Q1. 研修が免除となる英語力の基準または資格について
→ A1. 基本的に英語力に伴う免除はないと思います。それに先立つ調査もありませんでしたし、そういう理由で「免除された」という方も聞いたことがありません。例外としてあげられているのは、

  1. 平成10年度以降、文科省等の指導者講座を受講した者
  2. 平成10年度以降、文科省等の海外研修に参加した者
  3. 臨時的に任用された者

だけとなっています。
Q2. 研修後の英語力アップを評価する方法・受験する試験
→ A2. これも、特に聞いていません。10回の研修の中にもそれに当たる予定はありません。
Q3. 英語ネイティブ講師の派遣元・企業
→ A3. 研修の手引きによると、財団法人 英語教育協議会 / ELEC英語研修所となっています。ELECの企業研修セクションがやるのだと思います。当然、ELEC同友会の夏季研修会とは違うでしょうから。
Q4. 大学・高校から派遣される講師の陣容
→ A4. 今、わかっているのは、青野保先生(蓮田市教育委員会)、松浦伸和先生(広島大)くらいです。というか、この2人だけかなぁと思います。

ということでした。貴重な情報を提供してくれたのは anfieldroad さん。お忙しいところ無理を言って済みませんでした。深謝。

悉皆研修も今年度で一応終了とのこと。それぞれの地方自治体・教育庁・教育委員会で企画立案から運営実施まで、相当な苦労があったとは思うのだが、少なくとも研修をしたという事実だけを残すのではなく、「日本の英語教師はこのように研鑽に励んでいるのです、このような英語力・指導力があるので、安心して授業にとり組んで下さい」、という肯定的・積極的な評価を世間にアピールすることにも労力を使って欲しい。英語教師一人一人が、自分の現場で研鑽を積むことで状況を改善していくことが前提だというのはわかるのだが、今年の3月に公開された

のような資料も、大メディアでは一部しか報じられないために、「世間」との温度差は一向に縮まらない。
これによると、

  • 調査に協力した英語教員17,627人のうち、英検準1級以上、またはTOEFL(トーフル)のPBT550点以上、CBT213点以上、TOEIC(トーイック)730点以上のスコアを取得している者は、8,539人(48.4パーセント)。

とあり、この「48.4%」だけが一人歩きするわけだ。資料にはちゃんとこうあるのに、

  • なお、外部試験の受験経験のある者のうちでは、74.2パーセントが英検準1級以上(TOEFL(トーフル)等を含む)を取得している。

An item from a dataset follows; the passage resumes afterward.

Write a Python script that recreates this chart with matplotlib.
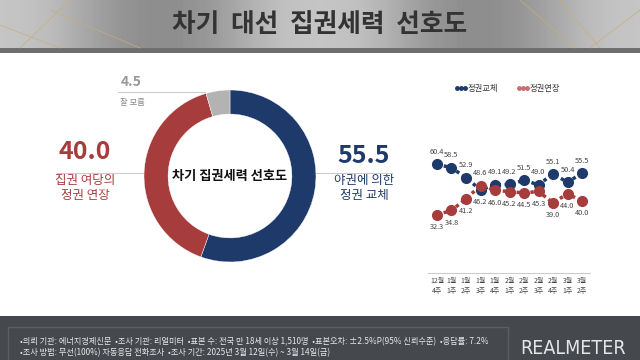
import numpy as np
import matplotlib.pyplot as plt
from matplotlib.patches import Rectangle

plt.rcParams['font.family'] = ['Noto Sans CJK KR', 'DejaVu Sans']

# data
title = '차기  대선  집권세력  선호도'
pie_labels = ['야권에 의한 정권 교체', '집권 여당의 정권 연장', '잘 모름']
pie_values = [55.5, 40.0, 4.5]
weeks = ['12월\n4주', '1월\n1주', '1월\n2주', '1월\n3주', '1월\n4주', '2월\n1주',
         '2월\n2주', '2월\n3주', '2월\n4주', '3월\n1주', '3월\n2주']
change = [60.4, 58.5, 52.9, 46.2, 49.1, 49.2, 51.5, 49.0, 55.1, 50.4, 55.5]
extend = [32.3, 34.8, 41.2, 48.6, 46.0, 45.2, 44.5, 45.3, 39.0, 44.0, 40.0]
notes = ['•의뢰 기관: 에너지경제신문  •조사 기관: 리얼미터  •표본 수: 전국 만 18세 이상 1,510명  '
         '•표본오차: ±2.5%P(95% 신뢰수준)  •응답률: 7.2%',
         '•조사 방법: 무선(100%) 자동응답 전화조사  •조사 기간: 2025년 3월 12일(수) ~ 3월 14일(금)']

NAVY = '#1e3a6b'
RED = '#a63c3c'
GRAY = '#b3b3b3'

W, H = 640, 360
fig = plt.figure(figsize=(6.4, 3.6), dpi=100)
fig.patch.set_facecolor('white')

# background layer in pixel coords
bg = fig.add_axes([0, 0, 1, 1])
bg.set_xlim(0, W)
bg.set_ylim(H, 0)
bg.axis('off')

# header gradient
grad = np.linspace(0, 1, 256)
grad = 0.5 - 0.5 * np.cos(grad * 4 * np.pi)
bg.imshow(np.vstack([grad, grad]), extent=[0, W, 48, 0], cmap='Greys',
          vmin=-1.8, vmax=3.5, aspect='auto')
for x0, y0, x1, y1 in [(20, 48, 70, 0), (50, 10, 140, 48), (0, 25, 60, 48),
                       (560, 0, 600, 48), (590, 48, 640, 10), (520, 0, 575, 48)]:
    bg.plot([x0, x1], [y0, y1], color='#c9ad7a', lw=0.6, alpha=0.8)
bg.add_patch(Rectangle((0, 48), W, 5, color='#6e6e6e', lw=0))
bg.text(320, 24, title, ha='center', va='center', fontsize=18.5,
        fontweight='bold', color='#333333')

# footer
bg.add_patch(Rectangle((0, 316), W, 44, color='#45484c', lw=0))
bg.add_patch(Rectangle((8, 327), 500, 40, fill=False, ec='#5c5f63', lw=1))
bg.text(20, 342, notes[0], fontsize=5.9, color='#e8e8e8', va='center')
bg.text(20, 353, notes[1], fontsize=5.9, color='#e8e8e8', va='center')
bg.text(573, 349, 'REALMETER', fontsize=14, color='#e6e6e6', ha='center',
        va='center', family='DejaVu Sans', fontstretch='condensed',
        fontweight='light')

# donut
cx, cy, r = 230, 176, 86
ax = fig.add_axes([(cx - r) / W, (H - cy - r) / H, 2 * r / W, 2 * r / H])
ax.pie(pie_values, colors=[NAVY, RED, GRAY], startangle=90, counterclock=False,
       radius=1, wedgeprops=dict(width=0.28, edgecolor='white', linewidth=0.3))
ax.set_xlim(-1, 1)
ax.set_ylim(-1, 1)
ax.text(0, 0, '차기 집권세력 선호도', ha='center', va='center',
        fontsize=9.5, fontweight='bold', color='#111111')

# donut callouts
bg.plot([57, 145], [173, 173], color='#cccccc', lw=0.8)
bg.text(85, 152, f'{pie_values[1]:.1f}', ha='center', va='center',
        fontsize=18, fontweight='bold', color=RED)
bg.text(85, 188, '집권 여당의\n정권 연장', ha='center', va='center',
        fontsize=9, color=RED, linespacing=1.25)
bg.plot([315, 392], [173, 173], color='#cccccc', lw=0.8)
bg.text(364, 156, f'{pie_values[0]:.1f}', ha='center', va='center',
        fontsize=18, fontweight='bold', color=NAVY)
bg.text(364, 188, '야권에 의한\n정권 교체', ha='center', va='center',
        fontsize=9, color=NAVY, linespacing=1.25)
bg.plot([118, 205], [92, 92], color='#cccccc', lw=0.8)
bg.text(131, 82, f'{pie_values[2]:.1f}', ha='center', va='center',
        fontsize=10, fontweight='bold', color='#999999')
bg.text(132, 102, '잘 모름', ha='center', va='center', fontsize=6,
        color='#888888')

# legend
bg.plot([457, 461, 465], [88, 88, 88], ls=':', marker='o', ms=2.5, lw=1.5, color=NAVY)
bg.text(468, 88, '정권교체', fontsize=6, va='center', color='#333333')
bg.plot([519, 523, 527], [88, 88, 88], ls=':', marker='o', ms=2.5, lw=1.5, color='#c77070')
bg.text(530, 88, '정권연장', fontsize=6, va='center', color='#333333')

# trend line chart
x = np.arange(len(weeks))
lx = fig.add_axes([428 / W, (H - 273) / H, 162 / W, 133 / H])
lx.set_xlim(-0.62, 10.55)
lx.set_ylim(0, 73.9)
lx.plot(x, change, color=NAVY, lw=2.5, ls=(0, (1, 1)), marker='o', ms=7)
lx.plot(x, extend, color=RED, lw=2.5, ls=(0, (1, 1)), marker='o', ms=7)
for i in x:
    up_c = change[i] >= extend[i]
    lx.annotate(f'{change[i]:.1f}', (i, change[i]), xytext=(0, 6 if up_c else -6),
                textcoords='offset points', ha='center',
                va='bottom' if up_c else 'top', fontsize=5.3, color='#444444')
    lx.annotate(f'{extend[i]:.1f}', (i, extend[i]), xytext=(0, -6 if up_c else 6),
                textcoords='offset points', ha='center',
                va='top' if up_c else 'bottom', fontsize=5.3, color='#444444')
lx.set_xticks(x)
lx.set_xticklabels(weeks, fontsize=5, color='#444444', linespacing=1.3)
lx.set_yticks([])
lx.tick_params(axis='x', length=0, pad=3)
for s in ['top', 'right', 'left']:
    lx.spines[s].set_visible(False)
lx.spines['bottom'].set_color('#cccccc')
lx.spines['bottom'].set_linestyle((0, (2, 1)))
lx.patch.set_alpha(0)

fig.savefig('out.png', dpi=100)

この数字をどう見ますか?単純に計算すると外部試験の受験経験がある教員は、約11508人となる。この数を調査数から引くと、6119人。約34.7%の教員は受験経験がないのだから、これをどう解釈するかを併せて報じてくれないとフェアーじゃないでしょ。(同様の指摘は過去ログ参照→ http://d.hatena.ne.jp/tmrowing/20050805)34.7%の中には、多忙で受験機会を捻出できなかった人もいるでしょうに。ちなみにこの調査では生徒の英語力を数値化する際に、

  • 英検準2級以上を有する生徒の人数(A), 英検準2級以上は取得していないが、相当の英語力を有すると思われる生徒の人数(B),(A)と(B)の合計

という集計をしている。これと同じ発想を教員に当てはめようとは思わなかったのだろうか?
外部試験の受験を義務づけている府県がある一方で、昨年紹介した東京都、今回の埼玉県ともに研修後の外部試験受験がない。この二都県はどうやって「世間」や財界からの要求・批判に応えるつもりなのか?

  • そういう数値には表れないけれども、重要な資質や技術を英語教員は求められているのです。

というつもりだとすれば、天晴れである。
現場も行政ももっと生産的、建設的、かつ健康的な出口を求めた方がいい。